---------- COLLECTED MATERIAL ----------

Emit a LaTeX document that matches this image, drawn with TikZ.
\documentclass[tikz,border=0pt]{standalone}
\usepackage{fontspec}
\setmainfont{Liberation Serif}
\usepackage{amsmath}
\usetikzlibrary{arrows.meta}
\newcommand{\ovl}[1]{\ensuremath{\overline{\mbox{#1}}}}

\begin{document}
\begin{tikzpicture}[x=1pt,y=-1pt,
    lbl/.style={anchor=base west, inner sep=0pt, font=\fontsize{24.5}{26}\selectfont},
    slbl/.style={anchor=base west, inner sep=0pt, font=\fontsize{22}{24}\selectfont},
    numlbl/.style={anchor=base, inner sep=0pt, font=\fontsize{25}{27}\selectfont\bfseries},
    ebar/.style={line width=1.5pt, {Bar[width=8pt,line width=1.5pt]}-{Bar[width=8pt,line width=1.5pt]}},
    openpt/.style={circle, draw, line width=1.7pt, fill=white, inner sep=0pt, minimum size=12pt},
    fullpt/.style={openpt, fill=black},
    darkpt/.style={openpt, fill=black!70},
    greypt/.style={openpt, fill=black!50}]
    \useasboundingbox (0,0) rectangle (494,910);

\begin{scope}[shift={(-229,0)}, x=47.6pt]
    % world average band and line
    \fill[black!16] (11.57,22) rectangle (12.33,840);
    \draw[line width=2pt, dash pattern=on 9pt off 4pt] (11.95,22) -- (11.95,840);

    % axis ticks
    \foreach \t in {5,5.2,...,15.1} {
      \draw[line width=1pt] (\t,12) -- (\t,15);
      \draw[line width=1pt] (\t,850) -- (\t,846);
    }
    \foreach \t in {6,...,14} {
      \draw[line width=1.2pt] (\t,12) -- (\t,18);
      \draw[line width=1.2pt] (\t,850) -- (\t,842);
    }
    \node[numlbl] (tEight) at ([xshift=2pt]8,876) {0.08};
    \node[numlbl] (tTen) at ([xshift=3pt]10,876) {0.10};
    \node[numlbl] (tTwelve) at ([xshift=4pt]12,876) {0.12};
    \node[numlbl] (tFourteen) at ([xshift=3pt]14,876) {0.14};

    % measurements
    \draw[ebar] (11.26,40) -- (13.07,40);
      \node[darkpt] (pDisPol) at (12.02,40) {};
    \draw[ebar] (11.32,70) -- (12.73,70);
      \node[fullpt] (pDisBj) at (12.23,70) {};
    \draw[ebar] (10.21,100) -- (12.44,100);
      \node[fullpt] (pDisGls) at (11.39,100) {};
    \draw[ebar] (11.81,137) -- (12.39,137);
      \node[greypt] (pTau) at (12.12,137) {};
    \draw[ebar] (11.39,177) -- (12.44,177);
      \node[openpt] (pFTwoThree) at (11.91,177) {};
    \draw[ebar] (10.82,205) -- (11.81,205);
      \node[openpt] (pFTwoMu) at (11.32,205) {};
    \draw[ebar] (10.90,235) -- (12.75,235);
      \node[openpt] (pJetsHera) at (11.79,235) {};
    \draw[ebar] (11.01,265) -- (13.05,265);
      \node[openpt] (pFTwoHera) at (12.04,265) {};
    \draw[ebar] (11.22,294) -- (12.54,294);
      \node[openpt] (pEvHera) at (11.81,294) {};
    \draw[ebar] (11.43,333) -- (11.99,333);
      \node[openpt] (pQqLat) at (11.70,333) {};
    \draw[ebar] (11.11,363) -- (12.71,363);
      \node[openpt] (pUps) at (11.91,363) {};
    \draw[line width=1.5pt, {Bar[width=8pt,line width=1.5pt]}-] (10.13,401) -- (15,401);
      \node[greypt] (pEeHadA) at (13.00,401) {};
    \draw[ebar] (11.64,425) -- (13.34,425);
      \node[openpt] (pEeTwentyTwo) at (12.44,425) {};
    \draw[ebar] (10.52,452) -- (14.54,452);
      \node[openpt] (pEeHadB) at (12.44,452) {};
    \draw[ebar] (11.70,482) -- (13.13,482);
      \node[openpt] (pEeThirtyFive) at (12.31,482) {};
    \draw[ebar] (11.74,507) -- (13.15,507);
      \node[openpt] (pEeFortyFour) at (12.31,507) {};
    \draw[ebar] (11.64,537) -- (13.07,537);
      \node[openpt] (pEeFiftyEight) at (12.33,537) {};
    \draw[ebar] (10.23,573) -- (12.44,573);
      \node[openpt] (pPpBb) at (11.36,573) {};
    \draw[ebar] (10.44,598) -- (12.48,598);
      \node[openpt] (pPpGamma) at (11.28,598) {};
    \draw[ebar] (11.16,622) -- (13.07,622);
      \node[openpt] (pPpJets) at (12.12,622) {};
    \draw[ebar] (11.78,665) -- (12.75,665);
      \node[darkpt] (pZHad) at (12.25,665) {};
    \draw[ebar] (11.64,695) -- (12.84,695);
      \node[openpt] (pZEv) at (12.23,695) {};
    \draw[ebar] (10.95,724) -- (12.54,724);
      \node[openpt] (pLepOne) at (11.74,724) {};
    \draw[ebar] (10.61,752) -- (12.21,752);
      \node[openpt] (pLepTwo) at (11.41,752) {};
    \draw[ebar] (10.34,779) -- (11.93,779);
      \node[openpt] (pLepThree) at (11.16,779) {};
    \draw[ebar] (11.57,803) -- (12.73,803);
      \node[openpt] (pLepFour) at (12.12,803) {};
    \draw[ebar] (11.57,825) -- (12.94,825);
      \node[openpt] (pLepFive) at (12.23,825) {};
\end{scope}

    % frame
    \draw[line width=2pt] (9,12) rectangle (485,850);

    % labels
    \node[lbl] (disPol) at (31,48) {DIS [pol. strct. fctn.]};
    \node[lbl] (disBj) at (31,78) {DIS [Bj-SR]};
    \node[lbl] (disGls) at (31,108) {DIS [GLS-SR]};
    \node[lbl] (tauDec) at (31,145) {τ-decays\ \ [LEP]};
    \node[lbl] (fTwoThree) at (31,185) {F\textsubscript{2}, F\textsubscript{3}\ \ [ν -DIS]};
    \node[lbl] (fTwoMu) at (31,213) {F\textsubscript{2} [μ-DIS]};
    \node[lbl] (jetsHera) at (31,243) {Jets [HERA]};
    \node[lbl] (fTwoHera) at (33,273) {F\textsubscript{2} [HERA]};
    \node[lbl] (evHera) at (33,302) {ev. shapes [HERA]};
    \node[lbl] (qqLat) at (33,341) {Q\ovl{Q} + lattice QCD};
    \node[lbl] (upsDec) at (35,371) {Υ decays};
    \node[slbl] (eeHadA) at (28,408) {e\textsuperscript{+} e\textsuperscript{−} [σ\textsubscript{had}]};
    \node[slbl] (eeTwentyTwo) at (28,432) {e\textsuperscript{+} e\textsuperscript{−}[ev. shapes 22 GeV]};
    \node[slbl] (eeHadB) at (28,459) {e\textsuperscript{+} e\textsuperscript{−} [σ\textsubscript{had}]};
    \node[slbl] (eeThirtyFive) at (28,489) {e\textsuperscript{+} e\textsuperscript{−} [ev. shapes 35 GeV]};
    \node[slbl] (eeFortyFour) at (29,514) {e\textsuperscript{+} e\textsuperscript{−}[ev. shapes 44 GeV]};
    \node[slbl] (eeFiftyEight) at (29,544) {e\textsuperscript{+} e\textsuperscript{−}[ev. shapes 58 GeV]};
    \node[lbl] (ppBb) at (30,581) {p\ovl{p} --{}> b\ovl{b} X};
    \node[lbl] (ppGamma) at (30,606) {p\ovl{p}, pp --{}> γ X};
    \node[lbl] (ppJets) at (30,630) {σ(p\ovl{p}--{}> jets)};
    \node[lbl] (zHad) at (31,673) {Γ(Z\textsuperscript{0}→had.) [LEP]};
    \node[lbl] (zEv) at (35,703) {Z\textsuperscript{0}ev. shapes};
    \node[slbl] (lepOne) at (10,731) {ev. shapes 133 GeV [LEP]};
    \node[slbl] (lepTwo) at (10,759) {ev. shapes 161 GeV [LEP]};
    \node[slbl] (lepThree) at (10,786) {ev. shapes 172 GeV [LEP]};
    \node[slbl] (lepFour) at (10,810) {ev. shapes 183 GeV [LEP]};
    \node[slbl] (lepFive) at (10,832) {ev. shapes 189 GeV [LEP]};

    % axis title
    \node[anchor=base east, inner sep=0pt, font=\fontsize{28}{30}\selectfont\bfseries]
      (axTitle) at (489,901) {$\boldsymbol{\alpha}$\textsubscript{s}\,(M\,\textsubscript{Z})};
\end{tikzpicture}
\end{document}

----------

YOUR TASK >>
Return, please, the lines of the data from the first through the line containing "(11.95,22) -- (11.95,840);", both kept, exactly as they stand and nothing more.

OUTPUT OF THE EXERCISE >>
Emit a LaTeX document that matches this image, drawn with TikZ.
\documentclass[tikz,border=0pt]{standalone}
\usepackage{fontspec}
\setmainfont{Liberation Serif}
\usepackage{amsmath}
\usetikzlibrary{arrows.meta}
\newcommand{\ovl}[1]{\ensuremath{\overline{\mbox{#1}}}}

\begin{document}
\begin{tikzpicture}[x=1pt,y=-1pt,
    lbl/.style={anchor=base west, inner sep=0pt, font=\fontsize{24.5}{26}\selectfont},
    slbl/.style={anchor=base west, inner sep=0pt, font=\fontsize{22}{24}\selectfont},
    numlbl/.style={anchor=base, inner sep=0pt, font=\fontsize{25}{27}\selectfont\bfseries},
    ebar/.style={line width=1.5pt, {Bar[width=8pt,line width=1.5pt]}-{Bar[width=8pt,line width=1.5pt]}},
    openpt/.style={circle, draw, line width=1.7pt, fill=white, inner sep=0pt, minimum size=12pt},
    fullpt/.style={openpt, fill=black},
    darkpt/.style={openpt, fill=black!70},
    greypt/.style={openpt, fill=black!50}]
    \useasboundingbox (0,0) rectangle (494,910);

\begin{scope}[shift={(-229,0)}, x=47.6pt]
    % world average band and line
    \fill[black!16] (11.57,22) rectangle (12.33,840);
    \draw[line width=2pt, dash pattern=on 9pt off 4pt] (11.95,22) -- (11.95,840);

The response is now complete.